[Collected data entries]
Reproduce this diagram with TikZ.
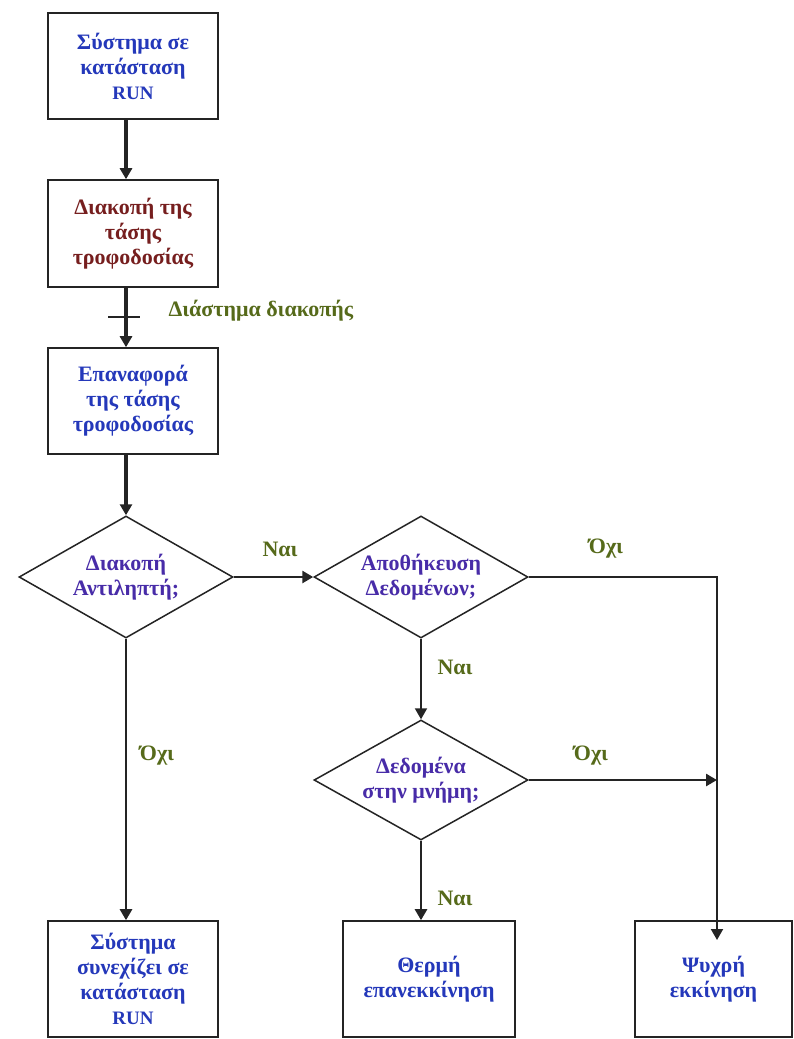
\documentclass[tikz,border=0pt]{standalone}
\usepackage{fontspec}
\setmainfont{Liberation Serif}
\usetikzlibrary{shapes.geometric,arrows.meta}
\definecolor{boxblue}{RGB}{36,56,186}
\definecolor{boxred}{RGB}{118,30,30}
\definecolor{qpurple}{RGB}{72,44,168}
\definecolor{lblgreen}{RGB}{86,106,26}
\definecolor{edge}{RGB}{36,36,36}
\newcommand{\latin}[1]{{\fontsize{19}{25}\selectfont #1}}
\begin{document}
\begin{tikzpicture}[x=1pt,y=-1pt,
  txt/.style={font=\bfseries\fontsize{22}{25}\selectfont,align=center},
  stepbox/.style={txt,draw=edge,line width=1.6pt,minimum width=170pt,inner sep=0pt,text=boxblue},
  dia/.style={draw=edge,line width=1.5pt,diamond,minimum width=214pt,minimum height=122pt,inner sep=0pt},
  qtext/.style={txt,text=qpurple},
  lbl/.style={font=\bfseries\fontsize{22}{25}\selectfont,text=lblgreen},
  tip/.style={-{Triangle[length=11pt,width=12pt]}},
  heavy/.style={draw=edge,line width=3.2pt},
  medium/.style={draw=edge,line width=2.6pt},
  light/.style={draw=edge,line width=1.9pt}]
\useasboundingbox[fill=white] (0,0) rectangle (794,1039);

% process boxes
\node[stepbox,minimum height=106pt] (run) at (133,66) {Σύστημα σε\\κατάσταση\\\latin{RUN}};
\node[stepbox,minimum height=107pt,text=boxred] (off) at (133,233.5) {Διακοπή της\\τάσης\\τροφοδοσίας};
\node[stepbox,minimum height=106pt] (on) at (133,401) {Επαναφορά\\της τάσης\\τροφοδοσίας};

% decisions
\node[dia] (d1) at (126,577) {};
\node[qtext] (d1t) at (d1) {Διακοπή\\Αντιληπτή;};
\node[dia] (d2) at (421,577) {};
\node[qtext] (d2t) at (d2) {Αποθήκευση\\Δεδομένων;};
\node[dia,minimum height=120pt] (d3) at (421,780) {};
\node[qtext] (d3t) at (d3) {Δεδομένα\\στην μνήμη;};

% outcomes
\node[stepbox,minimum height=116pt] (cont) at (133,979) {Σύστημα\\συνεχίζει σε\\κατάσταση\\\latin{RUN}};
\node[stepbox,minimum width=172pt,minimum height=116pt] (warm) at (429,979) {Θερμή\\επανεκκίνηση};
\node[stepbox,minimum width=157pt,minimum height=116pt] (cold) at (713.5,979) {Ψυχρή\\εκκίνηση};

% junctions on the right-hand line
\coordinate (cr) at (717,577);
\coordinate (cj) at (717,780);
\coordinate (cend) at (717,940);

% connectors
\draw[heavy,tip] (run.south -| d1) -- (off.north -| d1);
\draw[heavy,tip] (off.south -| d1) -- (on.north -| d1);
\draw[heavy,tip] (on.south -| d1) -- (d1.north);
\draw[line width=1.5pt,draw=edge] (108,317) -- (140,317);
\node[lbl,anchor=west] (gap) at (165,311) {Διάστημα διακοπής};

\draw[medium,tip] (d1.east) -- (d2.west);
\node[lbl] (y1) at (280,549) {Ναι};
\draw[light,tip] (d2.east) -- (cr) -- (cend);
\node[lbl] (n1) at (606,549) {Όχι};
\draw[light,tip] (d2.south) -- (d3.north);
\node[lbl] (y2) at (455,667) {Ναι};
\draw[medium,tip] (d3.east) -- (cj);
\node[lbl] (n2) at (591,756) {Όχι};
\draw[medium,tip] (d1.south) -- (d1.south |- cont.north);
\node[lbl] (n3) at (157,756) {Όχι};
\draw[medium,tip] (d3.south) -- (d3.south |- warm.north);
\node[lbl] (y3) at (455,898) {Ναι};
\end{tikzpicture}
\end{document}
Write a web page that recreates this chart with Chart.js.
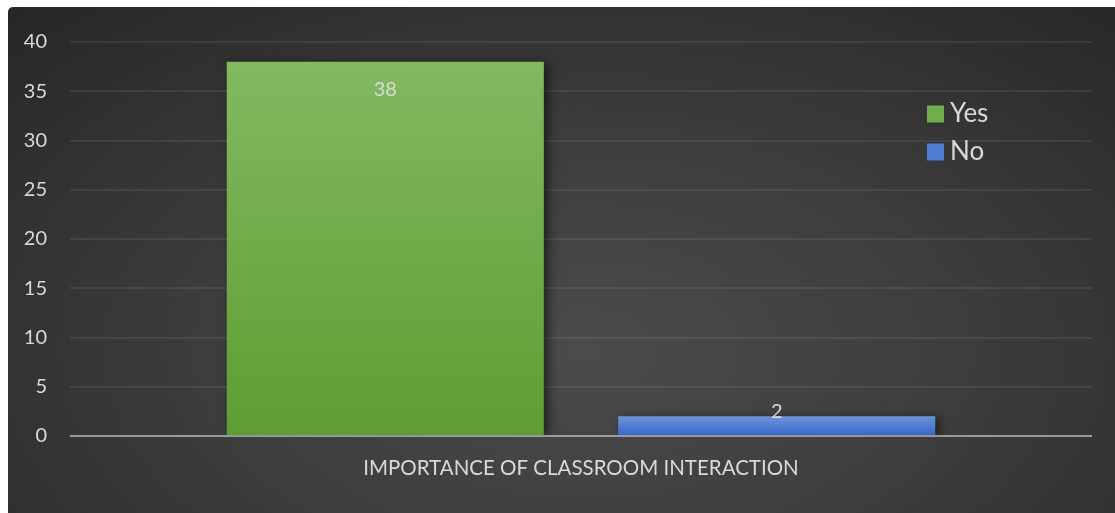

(Directive)
Excluding the pictures, reproduce every entry exactly as given.

(Task result)
Reproduce this diagram with TikZ.
\documentclass[tikz,border=0pt]{standalone}
\usepackage{fontspec}
\setmainfont{Liberation Serif}
\usetikzlibrary{shapes.geometric,arrows.meta}
\definecolor{boxblue}{RGB}{36,56,186}
\definecolor{boxred}{RGB}{118,30,30}
\definecolor{qpurple}{RGB}{72,44,168}
\definecolor{lblgreen}{RGB}{86,106,26}
\definecolor{edge}{RGB}{36,36,36}
\newcommand{\latin}[1]{{\fontsize{19}{25}\selectfont #1}}
\begin{document}
\begin{tikzpicture}[x=1pt,y=-1pt,
  txt/.style={font=\bfseries\fontsize{22}{25}\selectfont,align=center},
  stepbox/.style={txt,draw=edge,line width=1.6pt,minimum width=170pt,inner sep=0pt,text=boxblue},
  dia/.style={draw=edge,line width=1.5pt,diamond,minimum width=214pt,minimum height=122pt,inner sep=0pt},
  qtext/.style={txt,text=qpurple},
  lbl/.style={font=\bfseries\fontsize{22}{25}\selectfont,text=lblgreen},
  tip/.style={-{Triangle[length=11pt,width=12pt]}},
  heavy/.style={draw=edge,line width=3.2pt},
  medium/.style={draw=edge,line width=2.6pt},
  light/.style={draw=edge,line width=1.9pt}]
\useasboundingbox[fill=white] (0,0) rectangle (794,1039);

% process boxes
\node[stepbox,minimum height=106pt] (run) at (133,66) {Σύστημα σε\\κατάσταση\\\latin{RUN}};
\node[stepbox,minimum height=107pt,text=boxred] (off) at (133,233.5) {Διακοπή της\\τάσης\\τροφοδοσίας};
\node[stepbox,minimum height=106pt] (on) at (133,401) {Επαναφορά\\της τάσης\\τροφοδοσίας};

% decisions
\node[dia] (d1) at (126,577) {};
\node[qtext] (d1t) at (d1) {Διακοπή\\Αντιληπτή;};
\node[dia] (d2) at (421,577) {};
\node[qtext] (d2t) at (d2) {Αποθήκευση\\Δεδομένων;};
\node[dia,minimum height=120pt] (d3) at (421,780) {};
\node[qtext] (d3t) at (d3) {Δεδομένα\\στην μνήμη;};

% outcomes
\node[stepbox,minimum height=116pt] (cont) at (133,979) {Σύστημα\\συνεχίζει σε\\κατάσταση\\\latin{RUN}};
\node[stepbox,minimum width=172pt,minimum height=116pt] (warm) at (429,979) {Θερμή\\επανεκκίνηση};
\node[stepbox,minimum width=157pt,minimum height=116pt] (cold) at (713.5,979) {Ψυχρή\\εκκίνηση};

% junctions on the right-hand line
\coordinate (cr) at (717,577);
\coordinate (cj) at (717,780);
\coordinate (cend) at (717,940);

% connectors
\draw[heavy,tip] (run.south -| d1) -- (off.north -| d1);
\draw[heavy,tip] (off.south -| d1) -- (on.north -| d1);
\draw[heavy,tip] (on.south -| d1) -- (d1.north);
\draw[line width=1.5pt,draw=edge] (108,317) -- (140,317);
\node[lbl,anchor=west] (gap) at (165,311) {Διάστημα διακοπής};

\draw[medium,tip] (d1.east) -- (d2.west);
\node[lbl] (y1) at (280,549) {Ναι};
\draw[light,tip] (d2.east) -- (cr) -- (cend);
\node[lbl] (n1) at (606,549) {Όχι};
\draw[light,tip] (d2.south) -- (d3.north);
\node[lbl] (y2) at (455,667) {Ναι};
\draw[medium,tip] (d3.east) -- (cj);
\node[lbl] (n2) at (591,756) {Όχι};
\draw[medium,tip] (d1.south) -- (d1.south |- cont.north);
\node[lbl] (n3) at (157,756) {Όχι};
\draw[medium,tip] (d3.south) -- (d3.south |- warm.north);
\node[lbl] (y3) at (455,898) {Ναι};
\end{tikzpicture}
\end{document}
Write a web page that recreates this chart with Chart.js.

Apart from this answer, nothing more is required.